DATA SECTION:
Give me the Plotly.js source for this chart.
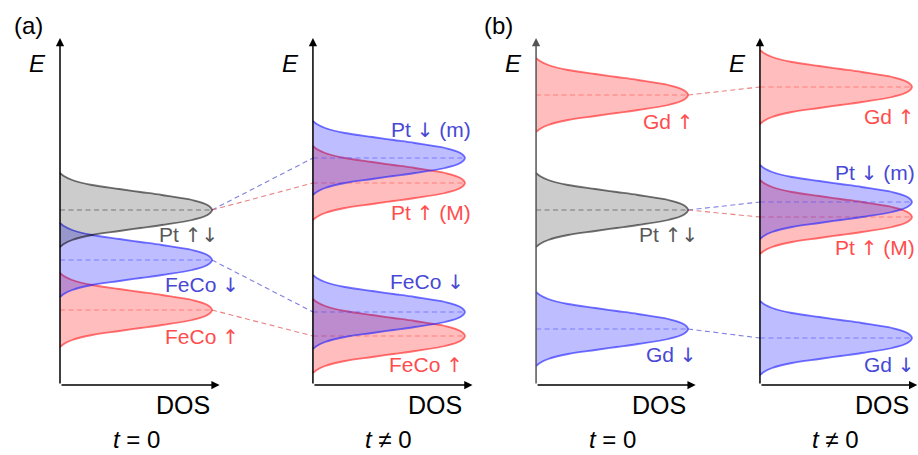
<!DOCTYPE html>
<html><head><meta charset="utf-8">
<script src="https://cdn.plot.ly/plotly-3.0.1.min.js"></script>
<style>html,body{margin:0;padding:0;background:#fff}#chart{width:918px;height:455px}</style>
</head><body><div id="chart"></div>
<script>
// ---------------- data ----------------
const PANEL_TITLES = ['<i>t</i> = 0', '<i>t</i> \u2260 0', '<i>t</i> = 0', '<i>t</i> \u2260 0'];
const GROUP_LABELS = ['(a)', '(b)'];
const AXIS_E_LABEL = '<i>E</i>';
const AXIS_DOS_LABEL = 'DOS';

// panel (a), t = 0
const names_a0 = ['FeCo \u2191', 'FeCo \u2193', 'Pt \u2191\u2193'];
const energy_a0 = [1.5, 2.5, 3.5];
const dos_a0 = [1.0, 1.0, 1.0];
const spin_a0 = ['up', 'down', 'both'];
// panel (a), t != 0
const names_a1 = ['Pt \u2191 (M)', 'Pt \u2193 (m)', 'FeCo \u2191', 'FeCo \u2193'];
const energy_a1 = [4.04, 4.54, 0.98, 1.46];
const dos_a1 = [1.0, 1.0, 1.0, 1.0];
const spin_a1 = ['up', 'down', 'up', 'down'];
// panel (b), t = 0
const names_b0 = ['Gd \u2191', 'Pt \u2191\u2193', 'Gd \u2193'];
const energy_b0 = [5.8, 3.5, 1.12];
const dos_b0 = [1.0, 1.0, 1.0];
const spin_b0 = ['up', 'both', 'down'];
// panel (b), t != 0
const names_b1 = ['Gd \u2191', 'Pt \u2191 (M)', 'Pt \u2193 (m)', 'Gd \u2193'];
const energy_b1 = [5.96, 3.36, 3.66, 0.94];
const dos_b1 = [1.0, 1.0, 1.0, 1.0];
const spin_b1 = ['up', 'up', 'down', 'down'];

// level shifts between t = 0 and t != 0 (from -> to)
const links_a = [['Pt \u2191\u2193', 'Pt \u2193 (m)'], ['Pt \u2191\u2193', 'Pt \u2191 (M)'], ['FeCo \u2193', 'FeCo \u2193'], ['FeCo \u2191', 'FeCo \u2191']];
const links_b = [['Gd \u2191', 'Gd \u2191'], ['Pt \u2191\u2193', 'Pt \u2193 (m)'], ['Pt \u2191\u2193', 'Pt \u2191 (M)'], ['Gd \u2193', 'Gd \u2193']];

// peak profile: distance from centre (E units) -> relative DOS
const profile_dE = [0, 0.1, 0.2, 0.3, 0.36, 0.42, 0.5, 0.6, 0.68, 0.74];
const profile_dos = [1, 0.97, 0.87, 0.67, 0.53, 0.39, 0.21, 0.08, 0.025, 0];

// ---------------- layout constants ----------------
const PANEL_X0 = [0, 1.664, 3.132, 4.605];
const AXIS_TOP = 6.94, AXIS_RIGHT = 1.05;
const LABEL_POS = [
  [[1.19, 0.96], [1.19, 2.0], [1.05, 3.0]],
  [[1.05, 3.44], [1.05, 5.1], [1.0, 0.4], [1.01, 2.06]],
  [[1.05, 5.26], [1.08, 3.0], [1.07, 0.6]],
  [[1.03, 5.36], [1.035, 2.74], [1.035, 4.24], [1.03, 0.4]]
];
const STYLE = {
  up:   {line: 'rgba(255,40,40,0.65)', fill: 'rgba(255,0,0,0.26)', dash: 'rgba(255,70,70,0.55)', text: '#ff4d4d', link: 'rgba(225,80,80,0.72)'},
  down: {line: 'rgba(40,40,255,0.65)', fill: 'rgba(0,0,255,0.26)', dash: 'rgba(70,70,255,0.55)', text: '#4848d4', link: 'rgba(80,80,215,0.72)'},
  both: {line: 'rgba(0,0,0,0.55)', fill: 'rgba(0,0,0,0.2)', dash: 'rgba(0,0,0,0.42)', text: '#595959', link: 'rgba(0,0,0,0.5)'}
};
const FONT = 'Liberation Sans, Arial, sans-serif';
const ARROW_FONT = 'DejaVu Sans';

function fmtLabel(s) {
  return s.replace(/([\u2191\u2193]+)/g, '<span style="font-family:\'' + ARROW_FONT + '\';font-size:20px">$1</span>');
}

const panels = [
  {names: names_a0, E: energy_a0, dos: dos_a0, spin: spin_a0},
  {names: names_a1, E: energy_a1, dos: dos_a1, spin: spin_a1},
  {names: names_b0, E: energy_b0, dos: dos_b0, spin: spin_b0},
  {names: names_b1, E: energy_b1, dos: dos_b1, spin: spin_b1}
];

const traces = [];
const annotations = [];

function addLinks(links, pFrom, pTo) {
  const A = panels[pFrom], B = panels[pTo];
  links.forEach(([from, to]) => {
    const i = A.names.indexOf(from), j = B.names.indexOf(to);
    traces.push({
      x: [PANEL_X0[pFrom] + A.dos[i], PANEL_X0[pTo]],
      y: [A.E[i], B.E[j]],
      mode: 'lines', hoverinfo: 'skip',
      line: {color: STYLE[B.spin[j]].link, width: 1.1, dash: '5px,3.5px'}
    });
  });
}
addLinks(links_a, 0, 1);
addLinks(links_b, 2, 3);

panels.forEach((P, k) => {
  const x0 = PANEL_X0[k];
  P.names.forEach((nm, i) => {
    const st = STYLE[P.spin[i]];
    const xs = [], ys = [];
    for (let n = profile_dE.length - 1; n >= 0; n--) { xs.push(x0 + P.dos[i] * profile_dos[n]); ys.push(P.E[i] + profile_dE[n]); }
    for (let n = 1; n < profile_dE.length; n++) { xs.push(x0 + P.dos[i] * profile_dos[n]); ys.push(P.E[i] - profile_dE[n]); }
    traces.push({
      x: xs, y: ys, mode: 'lines', fill: 'toself', fillcolor: st.fill, hoverinfo: 'skip',
      line: {color: st.line, width: 1.8, shape: 'spline', smoothing: 1}
    });
    traces.push({
      x: [x0, x0 + P.dos[i] * 0.99], y: [P.E[i], P.E[i]], mode: 'lines', hoverinfo: 'skip',
      line: {color: st.dash, width: 1, dash: '5px,3.5px'}
    });
    annotations.push({
      x: x0 + LABEL_POS[k][i][0], y: LABEL_POS[k][i][1], xref: 'x', yref: 'y',
      text: fmtLabel(nm), showarrow: false, xanchor: 'right', yanchor: 'middle',
      font: {family: FONT, size: 21, color: st.text}
    });
  });
  const axColor = k === 2 ? '#555' : '#000';
  annotations.push({x: x0, y: AXIS_TOP, ax: x0, ay: 0, xref: 'x', yref: 'y', axref: 'x', ayref: 'y',
    text: '', showarrow: true, arrowhead: 2, arrowsize: 1.1, arrowwidth: 1.5, arrowcolor: axColor, standoff: 0});
  annotations.push({x: Math.min(x0 + AXIS_RIGHT, 5.64), y: 0, ax: x0, ay: 0, xref: 'x', yref: 'y', axref: 'x', ayref: 'y',
    text: '', showarrow: true, arrowhead: 2, arrowsize: 1.1, arrowwidth: 1.5, arrowcolor: '#000', standoff: 0});
  annotations.push({x: x0 - 0.15, y: 6.44, xref: 'x', yref: 'y', text: AXIS_E_LABEL, showarrow: false,
    font: {family: FONT, size: 24, color: '#000'}});
  annotations.push({x: x0 + 0.806, y: -0.4, xref: 'x', yref: 'y', text: AXIS_DOS_LABEL, showarrow: false,
    font: {family: FONT, size: 25, color: '#000'}});
  annotations.push({x: x0 + 0.5, y: -1.385, xref: 'x', yref: 'y', text: PANEL_TITLES[k], showarrow: false,
    yanchor: 'bottom', borderpad: 0, font: {family: FONT, size: 24, color: '#000'}});
});
annotations.push({x: PANEL_X0[0] - 0.204, y: 7.2, xref: 'x', yref: 'y', text: GROUP_LABELS[0], showarrow: false,
  font: {family: FONT, size: 24, color: '#000'}});
annotations.push({x: PANEL_X0[2] - 0.247, y: 7.2, xref: 'x', yref: 'y', text: GROUP_LABELS[1], showarrow: false,
  font: {family: FONT, size: 24, color: '#000'}});

const layout = {
  width: 918, height: 455, margin: {l: 0, r: 0, t: 0, b: 0},
  paper_bgcolor: '#fff', plot_bgcolor: '#fff', showlegend: false,
  xaxis: {range: [-60 / 152, -60 / 152 + 918 / 152], visible: false, fixedrange: true},
  yaxis: {range: [-1.4, -1.4 + 455 / 50], visible: false, fixedrange: true},
  annotations: annotations
};
Plotly.newPlot('chart', traces, layout, {staticPlot: true, displayModeBar: false});
</script></body></html>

TASK DETAILS:
With all pictures left out, please transcribe exactly the lines from the start of the material through the line with "0.08, 0.025, 0];".

RESPONSE BELOW:
Give me the Plotly.js source for this chart.
<!DOCTYPE html>
<html><head><meta charset="utf-8">
<script src="https://cdn.plot.ly/plotly-3.0.1.min.js"></script>
<style>html,body{margin:0;padding:0;background:#fff}#chart{width:918px;height:455px}</style>
</head><body><div id="chart"></div>
<script>
// ---------------- data ----------------
const PANEL_TITLES = ['<i>t</i> = 0', '<i>t</i> \u2260 0', '<i>t</i> = 0', '<i>t</i> \u2260 0'];
const GROUP_LABELS = ['(a)', '(b)'];
const AXIS_E_LABEL = '<i>E</i>';
const AXIS_DOS_LABEL = 'DOS';

// panel (a), t = 0
const names_a0 = ['FeCo \u2191', 'FeCo \u2193', 'Pt \u2191\u2193'];
const energy_a0 = [1.5, 2.5, 3.5];
const dos_a0 = [1.0, 1.0, 1.0];
const spin_a0 = ['up', 'down', 'both'];
// panel (a), t != 0
const names_a1 = ['Pt \u2191 (M)', 'Pt \u2193 (m)', 'FeCo \u2191', 'FeCo \u2193'];
const energy_a1 = [4.04, 4.54, 0.98, 1.46];
const dos_a1 = [1.0, 1.0, 1.0, 1.0];
const spin_a1 = ['up', 'down', 'up', 'down'];
// panel (b), t = 0
const names_b0 = ['Gd \u2191', 'Pt \u2191\u2193', 'Gd \u2193'];
const energy_b0 = [5.8, 3.5, 1.12];
const dos_b0 = [1.0, 1.0, 1.0];
const spin_b0 = ['up', 'both', 'down'];
// panel (b), t != 0
const names_b1 = ['Gd \u2191', 'Pt \u2191 (M)', 'Pt \u2193 (m)', 'Gd \u2193'];
const energy_b1 = [5.96, 3.36, 3.66, 0.94];
const dos_b1 = [1.0, 1.0, 1.0, 1.0];
const spin_b1 = ['up', 'up', 'down', 'down'];

// level shifts between t = 0 and t != 0 (from -> to)
const links_a = [['Pt \u2191\u2193', 'Pt \u2193 (m)'], ['Pt \u2191\u2193', 'Pt \u2191 (M)'], ['FeCo \u2193', 'FeCo \u2193'], ['FeCo \u2191', 'FeCo \u2191']];
const links_b = [['Gd \u2191', 'Gd \u2191'], ['Pt \u2191\u2193', 'Pt \u2193 (m)'], ['Pt \u2191\u2193', 'Pt \u2191 (M)'], ['Gd \u2193', 'Gd \u2193']];

// peak profile: distance from centre (E units) -> relative DOS
const profile_dE = [0, 0.1, 0.2, 0.3, 0.36, 0.42, 0.5, 0.6, 0.68, 0.74];
const profile_dos = [1, 0.97, 0.87, 0.67, 0.53, 0.39, 0.21, 0.08, 0.025, 0];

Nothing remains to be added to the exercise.